# Data block
========
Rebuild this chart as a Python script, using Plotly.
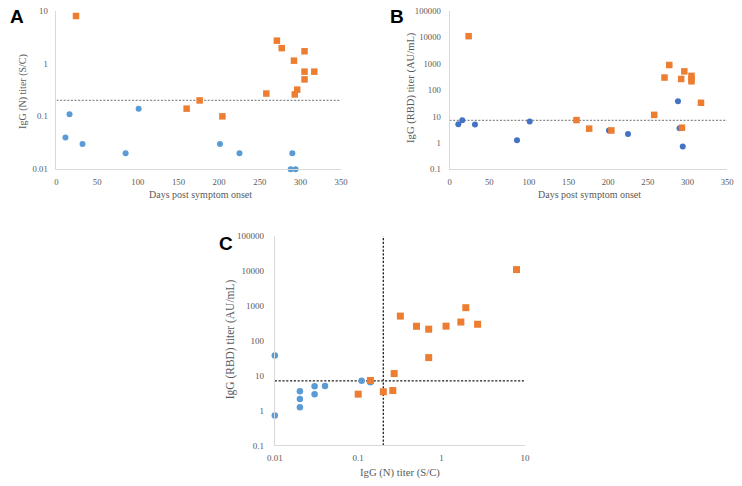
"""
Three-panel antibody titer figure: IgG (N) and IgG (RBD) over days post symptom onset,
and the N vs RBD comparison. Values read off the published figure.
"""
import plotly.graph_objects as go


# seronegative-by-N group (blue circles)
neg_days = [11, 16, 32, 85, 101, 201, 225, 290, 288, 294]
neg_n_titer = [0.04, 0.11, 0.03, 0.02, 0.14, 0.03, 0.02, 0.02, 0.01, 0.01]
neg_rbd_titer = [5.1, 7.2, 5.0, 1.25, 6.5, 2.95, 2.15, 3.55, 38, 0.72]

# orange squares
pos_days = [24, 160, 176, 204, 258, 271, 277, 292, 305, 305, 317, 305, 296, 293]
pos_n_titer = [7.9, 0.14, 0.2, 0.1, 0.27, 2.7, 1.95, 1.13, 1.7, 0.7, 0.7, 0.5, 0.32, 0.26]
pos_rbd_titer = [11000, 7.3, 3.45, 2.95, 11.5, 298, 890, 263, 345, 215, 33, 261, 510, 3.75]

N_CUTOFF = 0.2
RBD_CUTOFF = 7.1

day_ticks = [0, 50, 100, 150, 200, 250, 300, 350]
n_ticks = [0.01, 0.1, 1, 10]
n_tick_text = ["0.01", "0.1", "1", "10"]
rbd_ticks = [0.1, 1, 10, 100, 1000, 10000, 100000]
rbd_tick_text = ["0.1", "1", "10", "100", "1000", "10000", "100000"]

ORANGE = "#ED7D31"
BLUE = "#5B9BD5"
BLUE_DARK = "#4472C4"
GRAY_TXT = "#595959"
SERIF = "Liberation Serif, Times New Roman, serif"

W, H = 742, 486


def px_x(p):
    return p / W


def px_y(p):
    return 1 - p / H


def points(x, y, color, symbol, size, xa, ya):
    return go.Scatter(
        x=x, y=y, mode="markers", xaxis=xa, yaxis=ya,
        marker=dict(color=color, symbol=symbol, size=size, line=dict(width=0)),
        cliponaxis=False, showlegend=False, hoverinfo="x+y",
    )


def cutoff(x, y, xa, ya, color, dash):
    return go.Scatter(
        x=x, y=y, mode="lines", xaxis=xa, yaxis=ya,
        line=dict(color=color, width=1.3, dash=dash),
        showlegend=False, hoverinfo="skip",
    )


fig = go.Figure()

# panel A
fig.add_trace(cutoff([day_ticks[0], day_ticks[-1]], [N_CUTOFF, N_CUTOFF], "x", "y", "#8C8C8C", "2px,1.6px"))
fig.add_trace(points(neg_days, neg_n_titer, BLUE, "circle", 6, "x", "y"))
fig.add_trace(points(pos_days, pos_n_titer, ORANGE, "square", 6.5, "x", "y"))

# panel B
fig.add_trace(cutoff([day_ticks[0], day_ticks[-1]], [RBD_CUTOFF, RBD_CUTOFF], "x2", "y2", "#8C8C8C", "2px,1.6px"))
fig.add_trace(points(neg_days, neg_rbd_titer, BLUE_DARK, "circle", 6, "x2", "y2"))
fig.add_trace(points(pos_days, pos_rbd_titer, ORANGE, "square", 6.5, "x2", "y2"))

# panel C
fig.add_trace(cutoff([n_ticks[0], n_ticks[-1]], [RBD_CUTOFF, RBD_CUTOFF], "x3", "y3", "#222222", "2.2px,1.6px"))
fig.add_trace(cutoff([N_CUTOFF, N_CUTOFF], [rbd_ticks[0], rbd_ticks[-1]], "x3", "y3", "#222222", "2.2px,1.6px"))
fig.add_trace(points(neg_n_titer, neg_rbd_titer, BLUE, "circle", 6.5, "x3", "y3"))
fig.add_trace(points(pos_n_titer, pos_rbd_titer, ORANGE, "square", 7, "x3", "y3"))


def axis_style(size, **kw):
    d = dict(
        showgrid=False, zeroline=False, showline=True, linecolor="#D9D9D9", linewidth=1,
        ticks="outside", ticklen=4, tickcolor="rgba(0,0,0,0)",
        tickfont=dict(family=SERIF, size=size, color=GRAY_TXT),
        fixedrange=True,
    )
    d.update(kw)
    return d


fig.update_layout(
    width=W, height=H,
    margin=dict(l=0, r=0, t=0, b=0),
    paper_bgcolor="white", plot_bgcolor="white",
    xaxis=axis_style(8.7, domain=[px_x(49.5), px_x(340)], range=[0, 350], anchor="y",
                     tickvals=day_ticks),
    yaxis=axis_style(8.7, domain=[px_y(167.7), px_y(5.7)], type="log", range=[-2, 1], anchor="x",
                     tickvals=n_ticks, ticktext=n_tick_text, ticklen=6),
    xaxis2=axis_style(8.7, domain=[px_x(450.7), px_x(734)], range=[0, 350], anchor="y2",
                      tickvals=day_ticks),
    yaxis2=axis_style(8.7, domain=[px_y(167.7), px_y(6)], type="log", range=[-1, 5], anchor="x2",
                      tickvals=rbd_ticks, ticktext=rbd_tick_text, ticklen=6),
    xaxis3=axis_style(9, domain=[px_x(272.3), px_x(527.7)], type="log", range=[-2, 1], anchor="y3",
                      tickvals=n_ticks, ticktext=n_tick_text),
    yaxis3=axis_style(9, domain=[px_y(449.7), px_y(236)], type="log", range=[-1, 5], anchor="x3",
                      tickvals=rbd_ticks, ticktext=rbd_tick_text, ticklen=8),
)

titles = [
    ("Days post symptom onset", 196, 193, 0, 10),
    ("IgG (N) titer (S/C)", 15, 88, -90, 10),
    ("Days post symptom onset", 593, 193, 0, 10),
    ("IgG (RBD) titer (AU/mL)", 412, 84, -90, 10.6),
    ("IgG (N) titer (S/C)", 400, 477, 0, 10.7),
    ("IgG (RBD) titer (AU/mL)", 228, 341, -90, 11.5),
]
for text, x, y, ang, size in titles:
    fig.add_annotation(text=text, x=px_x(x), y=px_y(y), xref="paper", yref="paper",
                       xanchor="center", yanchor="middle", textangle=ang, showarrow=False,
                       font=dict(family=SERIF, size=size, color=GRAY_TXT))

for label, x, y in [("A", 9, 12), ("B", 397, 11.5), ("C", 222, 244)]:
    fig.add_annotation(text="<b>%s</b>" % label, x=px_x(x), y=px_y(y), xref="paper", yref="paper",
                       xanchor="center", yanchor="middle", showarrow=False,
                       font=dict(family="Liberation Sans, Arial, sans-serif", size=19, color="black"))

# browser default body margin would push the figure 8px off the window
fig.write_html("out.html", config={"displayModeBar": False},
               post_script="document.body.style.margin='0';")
========
Repeat the listing above from its first line through the line that contains "3.55, 38, 0.72]", both included, and nothing more. Drop the pictures.

Rebuild this chart as a Python script, using Plotly.
"""
Three-panel antibody titer figure: IgG (N) and IgG (RBD) over days post symptom onset,
and the N vs RBD comparison. Values read off the published figure.
"""
import plotly.graph_objects as go


# seronegative-by-N group (blue circles)
neg_days = [11, 16, 32, 85, 101, 201, 225, 290, 288, 294]
neg_n_titer = [0.04, 0.11, 0.03, 0.02, 0.14, 0.03, 0.02, 0.02, 0.01, 0.01]
neg_rbd_titer = [5.1, 7.2, 5.0, 1.25, 6.5, 2.95, 2.15, 3.55, 38, 0.72]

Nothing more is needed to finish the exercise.